> **What is being asked**:
Restate each line of the listing exactly, without carrying over any pictures.

> **Provided material**:
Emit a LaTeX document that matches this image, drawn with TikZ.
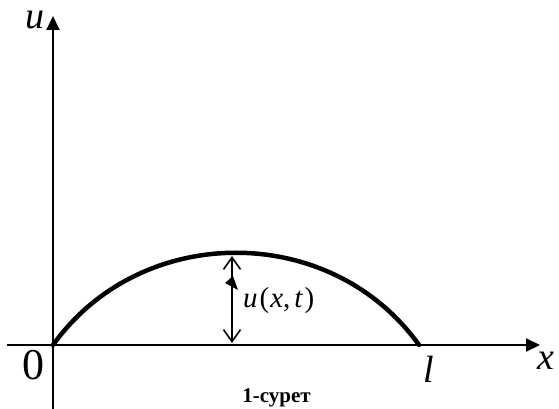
\documentclass[tikz,border=0pt]{standalone}
\usepackage{fontspec}
\setmainfont{Liberation Serif}
\usetikzlibrary{arrows.meta}
\definecolor{ink}{HTML}{000000}
\tikzset{
 every node/.append style={text=ink,inner sep=0pt},
 axis/.style={draw=ink,line width=2pt,-{Triangle[length=14pt,width=13pt]}},
 profile/.style={draw=ink,line width=4.5pt},
 span/.style={draw=ink,line width=1.6pt,{Straight Barb[length=12pt,width=17pt]}-{Straight Barb[length=12pt,width=17pt]}},
 axlabel/.style={font=\fontsize{38}{40}\selectfont\itshape,anchor=base},
 caption/.style={font=\fontsize{21}{24}\selectfont\bfseries,anchor=base},
}

\begin{document}
\begin{tikzpicture}[x=1pt,y=1pt]

\useasboundingbox (0,0) rectangle (559,409);
\coordinate (o) at (53,64);
\coordinate (xs) at (7,64);
\coordinate (xe) at (540,64);
\coordinate (ys) at (53,0);
\coordinate (ye) at (53,393);
\coordinate (l) at (419,64);
\coordinate (top) at (232,153);
\coordinate (foot) at (232,66);
\draw[axis] (xs) -- (xe);
\draw[axis] (ys) -- (ye);
\draw[profile,line cap=round] (o) .. controls (141,187) and (331,187) .. (l);
\draw[span] (foot) -- (top);
\fill[ink] (225,126) -- (233,133) -- (238,119) -- cycle;
\node[axlabel] (ulab) at (34.5,380) {u};
\node[axlabel] (xlab) at (546,39) {x};
\node[axlabel] (llab) at (429,26) {l};
\node[axlabel,font=\fontsize{44}{46}\selectfont] (zero) at (34,29) {0};
\node[font=\fontsize{29}{32}\selectfont,anchor=west] (ulab2) at (243,108) {\textit{u}\kern2pt(\kern1pt\textit{x},\kern4pt\textit{t}\kern1.5pt)};
\node[caption] (cap) at (276.5,6) {1-сурет};

\end{tikzpicture}
\end{document}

> **Written response**:
Emit a LaTeX document that matches this image, drawn with TikZ.
\documentclass[tikz,border=0pt]{standalone}
\usepackage{fontspec}
\setmainfont{Liberation Serif}
\usetikzlibrary{arrows.meta}
\definecolor{ink}{HTML}{000000}
\tikzset{
 every node/.append style={text=ink,inner sep=0pt},
 axis/.style={draw=ink,line width=2pt,-{Triangle[length=14pt,width=13pt]}},
 profile/.style={draw=ink,line width=4.5pt},
 span/.style={draw=ink,line width=1.6pt,{Straight Barb[length=12pt,width=17pt]}-{Straight Barb[length=12pt,width=17pt]}},
 axlabel/.style={font=\fontsize{38}{40}\selectfont\itshape,anchor=base},
 caption/.style={font=\fontsize{21}{24}\selectfont\bfseries,anchor=base},
}

\begin{document}
\begin{tikzpicture}[x=1pt,y=1pt]

\useasboundingbox (0,0) rectangle (559,409);
\coordinate (o) at (53,64);
\coordinate (xs) at (7,64);
\coordinate (xe) at (540,64);
\coordinate (ys) at (53,0);
\coordinate (ye) at (53,393);
\coordinate (l) at (419,64);
\coordinate (top) at (232,153);
\coordinate (foot) at (232,66);
\draw[axis] (xs) -- (xe);
\draw[axis] (ys) -- (ye);
\draw[profile,line cap=round] (o) .. controls (141,187) and (331,187) .. (l);
\draw[span] (foot) -- (top);
\fill[ink] (225,126) -- (233,133) -- (238,119) -- cycle;
\node[axlabel] (ulab) at (34.5,380) {u};
\node[axlabel] (xlab) at (546,39) {x};
\node[axlabel] (llab) at (429,26) {l};
\node[axlabel,font=\fontsize{44}{46}\selectfont] (zero) at (34,29) {0};
\node[font=\fontsize{29}{32}\selectfont,anchor=west] (ulab2) at (243,108) {\textit{u}\kern2pt(\kern1pt\textit{x},\kern4pt\textit{t}\kern1.5pt)};
\node[caption] (cap) at (276.5,6) {1-сурет};

\end{tikzpicture}
\end{document}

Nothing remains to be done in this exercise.